EXERCISE INSTRUCTIONS:
Begin with the first line of the material and write out each line exactly, ending with the line that contains "var freqs = ['100', '50', '25', '10', '5', '2'];". Pictures are not part of the copy.

DATA LINES:
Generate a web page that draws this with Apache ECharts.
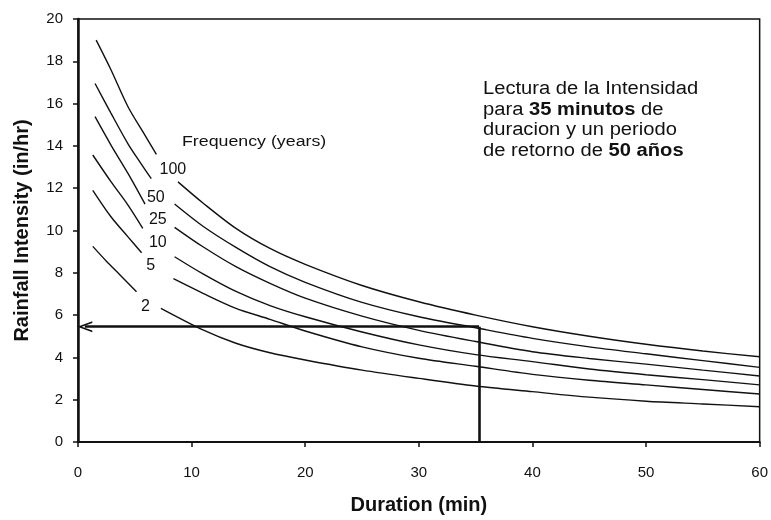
<!DOCTYPE html>
<html>
<head>
<meta charset="utf-8">
<script src="https://cdn.jsdelivr.net/npm/echarts@6.0.0/dist/echarts.min.js"></script>
<style>
  html, body { margin: 0; padding: 0; background: #fff; }
  #idfChart { width: 771px; height: 520px; }
</style>
</head>
<body>
<div id="idfChart"></div>
<script>
// periodos de retorno (curvas IDF)
var freqs = ['100', '50', '25', '10', '5', '2'];

// [duracion (min), intensidad (in/hr)] - '-' corta la curva donde va la etiqueta
var curve100 = [[1.6, 19.0], [2.9, 17.6], [4.4, 15.85], [5.9, 14.5], [6.9, 13.6], [7.8, '-'],
  [8.8, 12.3], [11, 11.3], [13.9, 10.1], [16.9, 9.15], [20, 8.4], [25, 7.4], [30, 6.63],
  [35, 6.0], [40, 5.45], [45, 5.0], [50, 4.62], [55, 4.3], [60, 4.03]];
var curve50 = [[1.5, 16.95], [2.9, 15.55], [4.4, 14.1], [5.5, 13.2], [6.45, 12.45], [7.5, '-'],
  [8.5, 11.25], [11, 10.2], [13.9, 9.2], [16.9, 8.29], [20, 7.55], [25, 6.6], [30, 5.92],
  [35, 5.4], [40, 4.9], [45, 4.5], [50, 4.17], [55, 3.85], [60, 3.53]];
var curve25 = [[1.5, 15.38], [2.9, 14.04], [4.4, 12.7], [5.9, 11.25], [7.2, '-'],
  [8.5, 10.15], [11, 9.23], [13.9, 8.29], [16.9, 7.5], [20, 6.8], [25, 5.95], [30, 5.28],
  [35, 4.75], [40, 4.27], [45, 3.95], [50, 3.68], [55, 3.4], [60, 3.12]];
var curve10 = [[1.3, 13.57], [2.9, 12.31], [4.4, 11.2], [5.7, 10.1], [7.1, '-'],
  [8.5, 8.76], [11, 7.95], [13.9, 7.12], [16.9, 6.45], [20, 5.92], [25, 5.2], [30, 4.59],
  [35, 4.13], [40, 3.8], [45, 3.45], [50, 3.18], [55, 2.95], [60, 2.7]];
var curve5 = [[1.3, 11.9], [2.9, 10.65], [4.4, 9.7], [5.6, 8.95], [7.0, '-'],
  [8.4, 7.72], [11, 7.03], [13.9, 6.32], [16.9, 5.8], [20, 5.25], [25, 4.5], [30, 3.96],
  [35, 3.58], [40, 3.2], [45, 2.92], [50, 2.7], [55, 2.48], [60, 2.27]];
var curve2 = [[1.3, 9.25], [2.5, 8.55], [3.7, 7.9], [5.15, 7.1], [6.2, '-'],
  [7.3, 6.32], [11, 5.3], [13.9, 4.67], [16.9, 4.22], [20, 3.88], [25, 3.4],
  [30, 3.01], [35, 2.65], [40, 2.38], [45, 2.12], [50, 1.93], [55, 1.8], [60, 1.67]];
var curves = [curve100, curve50, curve25, curve10, curve5, curve2];

// donde se escribe el numero de cada curva
var labelPos = [[8.35, 12.86], [6.85, 11.55], [7.03, 10.53], [7.03, 9.45], [6.41, 8.35], [5.93, 6.38]];

// lectura: 35 min, 50 años
var readT = 35.3;
var readI = 5.45;
var arrowEnd = 0.6;

var ink = '#111';
var font = '"Liberation Sans", Arial, sans-serif';

var myChart = echarts.init(document.getElementById('idfChart'));

var series = curves.map(function (c, i) {
  return {
    name: freqs[i],
    type: 'line',
    data: c,
    smooth: 0.3,
    showSymbol: false,
    connectNulls: false,
    silent: true,
    lineStyle: { color: ink, width: 1.4 },
    markPoint: {
      symbol: 'circle',
      symbolSize: 1,
      silent: true,
      itemStyle: { color: 'rgba(0,0,0,0)' },
      label: {
        show: true,
        position: 'inside',
        formatter: freqs[i],
        color: ink,
        fontSize: 16,
        fontFamily: font
      },
      data: [{ coord: labelPos[i] }]
    }
  };
});

// flecha de lectura
series.push({
  type: 'line',
  data: [],
  silent: true,
  markLine: {
    silent: true,
    animation: false,
    label: { show: false },
    lineStyle: { color: ink, width: 2.6, type: 'solid' },
    data: [
      [{ coord: [readT, 0], symbol: 'none' }, { coord: [readT, readI], symbol: 'none' }],
      [{ coord: [readT, readI], symbol: 'none' },
       { coord: [arrowEnd, readI], symbol: 'path://M5,0 L10,14 L8.4,14 L5,4.2 L1.6,14 L0,14 Z', symbolSize: [11, 15] }]
    ]
  }
});

var option = {
  animation: false,
  backgroundColor: '#fff',
  grid: {
    left: 78, right: 10, top: 19, bottom: 78,
    show: true, borderColor: ink, borderWidth: 1.5
  },
  xAxis: {
    type: 'value',
    min: 0, max: 60, interval: 10,
    name: 'Duration (min)',
    nameLocation: 'middle',
    nameGap: 53,
    nameTextStyle: { color: ink, fontSize: 20, fontWeight: 'bold', fontFamily: font },
    axisLine: { show: true, onZero: false, lineStyle: { color: ink, width: 2 } },
    axisTick: { show: true, length: 5, lineStyle: { color: ink, width: 1.5 } },
    splitLine: { show: false },
    axisLabel: { color: ink, fontSize: 15, margin: 23, fontFamily: font, showMinLabel: true, showMaxLabel: true }
  },
  yAxis: {
    type: 'value',
    min: 0, max: 20, interval: 2,
    name: 'Rainfall Intensity (in/hr)',
    nameLocation: 'middle',
    nameGap: 46,
    nameTextStyle: { color: ink, fontSize: 20, fontWeight: 'bold', fontFamily: font },
    axisLine: { show: true, onZero: false, lineStyle: { color: ink, width: 2.5 } },
    axisTick: { show: true, length: 5, lineStyle: { color: ink, width: 1.5 } },
    splitLine: { show: false },
    axisLabel: { color: ink, fontSize: 15, margin: 15, fontFamily: font, showMinLabel: true, showMaxLabel: true }
  },
  graphic: [
    {
      type: 'text',
      left: 182, top: 135,
      scaleX: 1.27,
      style: { text: 'Frequency (years)', fill: ink, fontSize: 14, fontFamily: font }
    },
    {
      type: 'text',
      left: 483, top: 79,
      scaleX: 1.12,
      style: {
        text: 'Lectura de la Intensidad\npara {b|35 minutos} de\nduracion y un periodo\nde retorno de {b|50 años}',
        fill: ink,
        fontSize: 18,
        lineHeight: 20.5,
        fontFamily: font,
        rich: {
          b: { fontWeight: 'bold', fontSize: 18, lineHeight: 20.5, fontFamily: font, fill: ink }
        }
      }
    }
  ],
  series: series
};

myChart.setOption(option);
</script>
</body>
</html>
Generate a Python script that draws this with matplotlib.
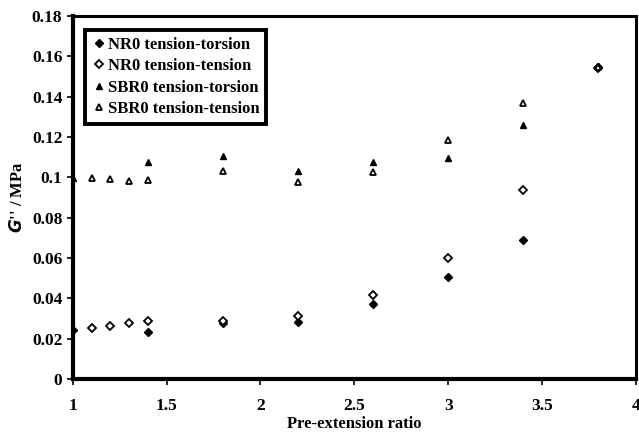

EXERCISE RESULT:
Generate a web page that draws this with Apache ECharts.
<!DOCTYPE html>
<html>
<head>
<meta charset="utf-8">
<script src="https://cdn.jsdelivr.net/npm/echarts@6.0.0/dist/echarts.min.js"></script>
<style>
  html, body { margin: 0; padding: 0; background: #fff; }
  #idfChart { width: 771px; height: 520px; }
</style>
</head>
<body>
<div id="idfChart"></div>
<script>
// periodos de retorno (curvas IDF)
var freqs = ['100', '50', '25', '10', '5', '2'];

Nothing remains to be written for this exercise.